The $219.5 million increase requested from the board includes $76 million for faculty and staff pay raises, which would come on top of a round of salary hikes this year. The faculty increases are aimed at getting professor pay to the Southern regional average.

Other dollars would be spent to expand science, technology, math and nursing programs and bolster efforts aimed at retraining displaced workers.

Nearly $25 million would be steered to cover the increased costs of the TOPS free college tuition program, provide more need-based aid to students through the Go Grant program and bump up spending on the MJ Foster Promise Program that helps adult learners go to community college.

The proposal also includes a $5 million increase to better investigate and respond to sexual misconduct and harassment claims on campuses and enhance student safety efforts. Lawmakers this year tightened misconduct response requirements on schools after a blistering independent report documented years of Louisiana State University’s mishandling of student allegations of rape, assault and abuse.
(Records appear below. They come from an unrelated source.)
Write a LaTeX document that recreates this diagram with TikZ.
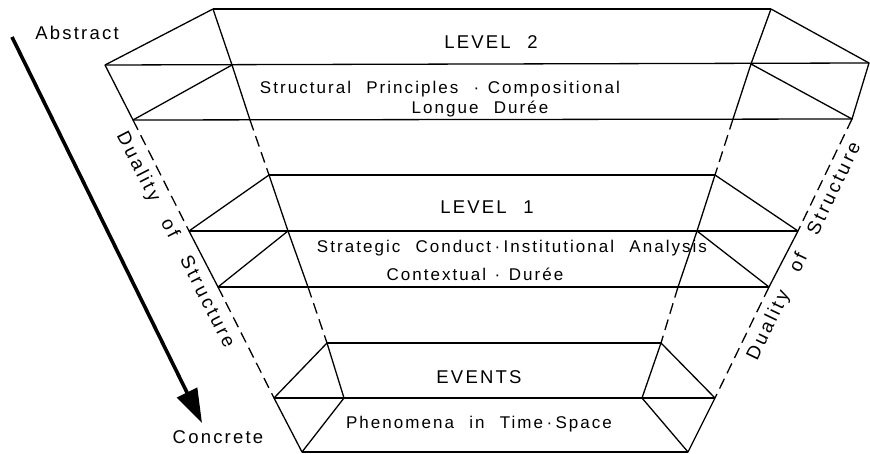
\documentclass[tikz,border=0pt]{standalone}
\usepackage{fontspec}
\setmainfont{Liberation Sans}
\usetikzlibrary{arrows.meta}
\newfontfamily\labfont[LetterSpace=12]{Liberation Sans}
\newfontfamily\sidefont[LetterSpace=15]{Liberation Sans}
\newcommand{\wg}{\hspace{0.9em}}
\begin{document}
\begin{tikzpicture}[x=1pt,y=-1pt,line width=1.3pt,line join=round,
  dashline/.style={dash pattern=on 11pt off 6pt},
  lbl/.style={font=\labfont\fontsize{17}{20}\selectfont,inner sep=0pt,anchor=base},
  head/.style={font=\labfont\fontsize{18.5}{22}\selectfont,inner sep=0pt,anchor=base},
  side/.style={font=\sidefont\fontsize{19}{22}\selectfont,inner sep=0pt,anchor=base}]
\useasboundingbox (0,0) rectangle (870,454);
% level 2
\coordinate (A2) at (213,9);  \coordinate (B2) at (771,9);
\coordinate (L2) at (105,65); \coordinate (R2) at (869,63);
\coordinate (M2L) at (232,65); \coordinate (M2R) at (751,64);
\coordinate (BL2) at (133,120); \coordinate (BR2) at (852,119);
\coordinate (I2L) at (250,120); \coordinate (I2R) at (733,119);
% level 1
\coordinate (A1) at (269,175); \coordinate (B1) at (715,175);
\coordinate (L1) at (189,231); \coordinate (R1) at (798,231);
\coordinate (M1L) at (288,231); \coordinate (M1R) at (697,231);
\coordinate (BL1) at (218,287); \coordinate (BR1) at (769,287);
\coordinate (I1L) at (308,287); \coordinate (I1R) at (678,287);
% events
\coordinate (A0) at (327,343); \coordinate (B0) at (661,343);
\coordinate (L0) at (274,398); \coordinate (R0) at (715,398);
\coordinate (M0L) at (344,398); \coordinate (M0R) at (642,398);
\coordinate (BL0) at (302,452); \coordinate (BR0) at (688,452);
% solid frames
\foreach \n in {2,1}{
  \draw (A\n) -- (B\n);
  \draw (L\n) -- (R\n);
  \draw (BL\n) -- (BR\n);
  \draw (A\n) -- (L\n) -- (BL\n) -- (M\n L);
  \draw (A\n) -- (M\n L) -- (I\n L);
  \draw (B\n) -- (R\n) -- (BR\n) -- (M\n R);
  \draw (B\n) -- (M\n R) -- (I\n R);
}
\draw (A0) -- (B0);
\draw (L0) -- (R0);
\draw (BL0) -- (BR0);
\draw (A0) -- (L0) -- (BL0) -- (M0L) -- (A0);
\draw (B0) -- (R0) -- (BR0) -- (M0R) -- (B0);
% dashed connections
\draw[dashline] (I2L) -- (A1);
\draw[dashline] (I2R) -- (B1);
\draw[dashline] (I1L) -- (A0);
\draw[dashline] (I1R) -- (B0);
\draw[dashline] (BL2) -- (L1);
\draw[dashline] (BR2) -- (R1);
\draw[dashline] (BL1) -- (L0);
\draw[dashline] (BR1) -- (R0);
% arrow
\node[head] (abs) at (77,39.5) {Abstract};
\node[head] (con) at (218,443) {Concrete};
\coordinate (arS) at (12,37);
\coordinate (arE) at (202,423);
\draw[line width=3.6pt,-{Triangle[length=34pt,width=22pt]}] (arS) -- (arE);
% headings
\node[head] (lv2) at (491,49) {LEVEL\wg 2};
\node[lbl] (t2a) at (440,94) {Structural\wg Principles\wg·\hspace{0.5em}Compositional};
\node[lbl] (t2b) at (480,114) {Longue\wg Durée};
\node[head] (lv1) at (487,214) {LEVEL\wg 1};
\node[lbl] (t1a) at (512,253) {Strategic\wg Conduct\hspace{0.2em}·\hspace{0.2em}Institutional\wg Analysis};
\node[lbl] (t1b) at (475,281) {Contextual\hspace{0.5em}·\hspace{0.5em}Durée};
\node[head] (ev) at (479,383) {EVENTS};
\node[lbl] (t0) at (479,428) {Phenomena\wg in\wg Time\hspace{0.2em}·\hspace{0.2em}Space};
% duality
\node[side,rotate=-63] (dl) at (170.6,242.3) {Duality\hspace{1.2em}of\hspace{1.2em}Structure};
\node[side,rotate=64.3] (dr) at (809,254) {Duality\hspace{1.2em}of\hspace{1.2em}Structure};
\end{tikzpicture}
\end{document}
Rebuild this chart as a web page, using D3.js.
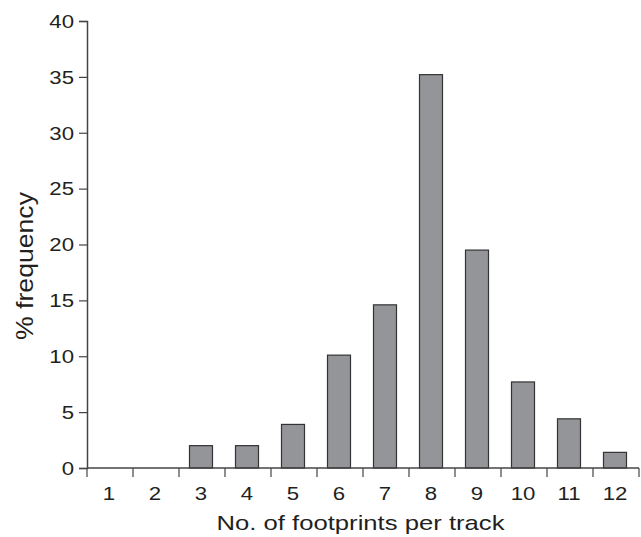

Other dollars would help campuses cover increased health insurance and retirement costs, boost research funding for university agricultural centers and other institutions, provide textbook assistance to students and bump up spending on early childhood centers on campus.

The higher education board also asked for $200 million from a $670 million state surplus from the recently-closed budget year to be spent on maintenance and repairs of campus buildings and help respond to disasters.